Vampiric Sexuality vs. Victorian Sensibility: Fight!

I believe that re-analyzing Stoker’s Dracula through Christopher Craft’s “‘Kiss Me with Those Red Lips’: Gender and Inversion in Bram Stoker’s Dracula” is an essential part of understanding the novel as a whole. Accounting for many of the other articles we have read for class, providing information relating to the time period and the varied internalized crises relating to the changing time, Craft’s analysis of Dracula through with a focus towards sexuality and gender offers deeper insight into the metaphors and commentaries of the novel. In my previous blog post, I analyzed the ways in which Lucy’s transformation into vampirism corrupted her feminine purity on multiple levels: sexual, religious, and social. Craft delves further into the ways vampirism is a corrupting force on a religious and social level because its first corruption is sexual.

Here, we take “sexual” to be intertwined with sex as a penetrative act and sex as it distinguishes gender: the vampire blurs this boundary of what sex means within the binary of a person, as Victorian England understood a “person” to be. Through the “subversion of conventional Victorian gender codes”, Craft writes, Stoker perpetuates a feeling of anxiety throughout the entirety of Dracula (444). By repeatedly reinforcing that Stoker is creating anxiety, Craft establishes the imagery of the vampiric mouth as the central focus in the confusion of sexuality and gender delivered by vampires.

Where in my analysis of the vampire-Lucy’s confrontation with the Core Four of the novel I initially observed that the focus on her mouth brought to mind sexual undertones, I also attributed it to the vampire’s means of both feeding and spreading her corruption to others. Craft in no way refutes this, but he takes this shallow analysis further, questioning the vampiric mouth in its refusal to obey the gender binary. “Are we male or are we female? Do we have penetrators or orifices? …Furthermore, this mouth, bespeaking the subversion of the stable and lucid distinctions of genders, is the mouth of all vampires, male and female” (446).

Craft sets up the importance of the literal penetration required by vampires to both feed and to spread their vampirism early, referencing Jonathan Harker’s experience with the vampire wives. He emphasizes the ways in which these vampiric women and Harker’s experience with them inverts the traditional male and female roles of penetration, dominance, and submission (444). He goes beyond this inversion to bring attention to Dracula’s fixation on Harker himself, and the way in which this fixation heightens the anxiety Stoker creates throughout the novel, that “Dracula will seduce, penetrate, and drain another male” (446). Craft emphasizes this as “monstrous heterosexuality”, as it uses both the gendered and sexual confusion presented by Dracula as a character to twist the heterosexual normality required by the time; after all, Craft writes, “only through women may men touch” in Dracula (448).
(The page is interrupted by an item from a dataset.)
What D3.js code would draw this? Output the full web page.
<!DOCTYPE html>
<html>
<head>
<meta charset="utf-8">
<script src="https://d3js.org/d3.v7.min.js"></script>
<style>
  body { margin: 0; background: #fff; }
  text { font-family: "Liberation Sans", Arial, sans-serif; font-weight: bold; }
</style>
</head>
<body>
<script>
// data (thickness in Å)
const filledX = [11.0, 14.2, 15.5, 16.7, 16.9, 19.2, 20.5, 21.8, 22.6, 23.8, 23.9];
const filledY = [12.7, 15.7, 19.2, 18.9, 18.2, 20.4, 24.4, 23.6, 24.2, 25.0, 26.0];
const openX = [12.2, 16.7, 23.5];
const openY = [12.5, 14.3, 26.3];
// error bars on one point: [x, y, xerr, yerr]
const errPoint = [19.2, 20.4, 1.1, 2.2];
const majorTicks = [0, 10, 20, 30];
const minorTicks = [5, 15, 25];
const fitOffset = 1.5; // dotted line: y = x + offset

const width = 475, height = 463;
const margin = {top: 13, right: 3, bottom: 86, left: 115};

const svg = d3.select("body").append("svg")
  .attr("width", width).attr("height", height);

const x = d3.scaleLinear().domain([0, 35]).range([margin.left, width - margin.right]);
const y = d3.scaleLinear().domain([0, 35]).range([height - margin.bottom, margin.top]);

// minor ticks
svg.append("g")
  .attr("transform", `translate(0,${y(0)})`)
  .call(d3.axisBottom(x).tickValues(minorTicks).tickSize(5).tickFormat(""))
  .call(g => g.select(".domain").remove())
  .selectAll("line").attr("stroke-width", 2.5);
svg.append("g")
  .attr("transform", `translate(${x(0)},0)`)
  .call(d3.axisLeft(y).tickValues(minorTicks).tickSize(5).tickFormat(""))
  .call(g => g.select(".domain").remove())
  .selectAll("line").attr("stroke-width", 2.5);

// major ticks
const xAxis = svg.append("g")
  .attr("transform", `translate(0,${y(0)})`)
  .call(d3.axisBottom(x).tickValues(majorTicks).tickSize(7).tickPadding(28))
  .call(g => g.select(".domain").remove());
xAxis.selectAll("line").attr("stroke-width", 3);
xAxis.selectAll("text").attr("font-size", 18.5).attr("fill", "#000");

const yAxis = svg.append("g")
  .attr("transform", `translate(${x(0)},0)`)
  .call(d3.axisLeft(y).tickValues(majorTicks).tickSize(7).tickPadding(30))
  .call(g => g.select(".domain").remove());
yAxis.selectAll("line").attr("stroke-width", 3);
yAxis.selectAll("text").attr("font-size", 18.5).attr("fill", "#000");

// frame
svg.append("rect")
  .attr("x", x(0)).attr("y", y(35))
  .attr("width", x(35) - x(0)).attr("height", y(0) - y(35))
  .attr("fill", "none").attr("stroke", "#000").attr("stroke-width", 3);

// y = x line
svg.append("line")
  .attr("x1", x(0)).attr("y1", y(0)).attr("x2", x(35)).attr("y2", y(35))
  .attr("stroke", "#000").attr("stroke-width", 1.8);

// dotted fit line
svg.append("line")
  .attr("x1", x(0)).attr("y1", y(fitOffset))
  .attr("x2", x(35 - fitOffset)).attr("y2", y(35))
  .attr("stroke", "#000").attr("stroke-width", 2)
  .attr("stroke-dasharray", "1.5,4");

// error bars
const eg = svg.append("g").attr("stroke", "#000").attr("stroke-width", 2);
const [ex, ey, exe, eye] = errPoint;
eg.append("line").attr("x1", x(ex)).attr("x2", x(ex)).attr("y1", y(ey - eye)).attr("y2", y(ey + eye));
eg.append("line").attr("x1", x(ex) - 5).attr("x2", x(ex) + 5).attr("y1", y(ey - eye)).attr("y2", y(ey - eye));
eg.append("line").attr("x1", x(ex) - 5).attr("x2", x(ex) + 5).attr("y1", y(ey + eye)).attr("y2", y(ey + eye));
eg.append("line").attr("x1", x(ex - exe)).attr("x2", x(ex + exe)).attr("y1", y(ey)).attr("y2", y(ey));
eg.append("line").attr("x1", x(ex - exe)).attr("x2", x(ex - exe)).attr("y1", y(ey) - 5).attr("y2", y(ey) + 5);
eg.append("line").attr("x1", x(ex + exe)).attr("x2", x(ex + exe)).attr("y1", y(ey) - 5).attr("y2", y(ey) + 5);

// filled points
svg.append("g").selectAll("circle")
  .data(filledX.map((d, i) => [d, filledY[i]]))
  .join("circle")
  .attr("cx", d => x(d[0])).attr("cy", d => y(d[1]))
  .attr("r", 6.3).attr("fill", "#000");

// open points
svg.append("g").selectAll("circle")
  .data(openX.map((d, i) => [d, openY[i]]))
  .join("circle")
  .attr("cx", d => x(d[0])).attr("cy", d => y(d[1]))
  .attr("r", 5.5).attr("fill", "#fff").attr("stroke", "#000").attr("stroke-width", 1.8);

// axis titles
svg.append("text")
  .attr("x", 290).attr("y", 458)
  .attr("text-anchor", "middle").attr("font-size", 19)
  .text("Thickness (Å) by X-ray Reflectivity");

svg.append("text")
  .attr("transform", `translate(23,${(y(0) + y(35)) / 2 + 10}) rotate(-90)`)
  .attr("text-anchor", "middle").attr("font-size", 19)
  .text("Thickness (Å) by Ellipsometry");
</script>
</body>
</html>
The most crucial part of Craft’s analysis is that he attributes the physical act of penetration as a masculine device. As masculinity was considered the pinnacle of Victorian society in terms of social standing and morality, this attribution is significant. The vampiric mouth, Craft writes, is a form of “deformed femininity” – even in Dracula himself, because the mouth brings to mind imagery of female genitalia. Vampiric penetration is a corrupting force: it sexualizes Lucy Westenra and threatens both her and Mina Harker’s feminine purity. Because of this corruption, the demonic forces produced by it require “corrective penetration”, done by the pious, mortal men (450, italics added).

Van Helsing, like Dracula, is foreign. He is differentiated by his his almost fanatic piety. It is Van Helsing that creates in Mina an almost religious vessel, touting her to be “one of God’s women”, Van Helsing who drives the Core Four in their hunt to rid the vampiric forces from English soil, Van Helsing who carries the primary religious implements crucial in completing the acts of destruction. It is because of Van Helsing’s religious fervor that he is able to utilize parallel penetrative implements to initiate the “corrective penetration” (450). He is able to perform blood transfusions for Lucy (penetrating her via needle), and provides similarly phallic-like objects such as crosses and stakes when it appears that it is necessary to escalate the penetration. Lucy’s “corrective penetration” is viscerally similar to rape; because Lucy has been corrupted in both her gender and sexually, Van Helsing is forced to exorcise the challenge to his ordered, binary understanding of acceptable gender roles that Dracula creates.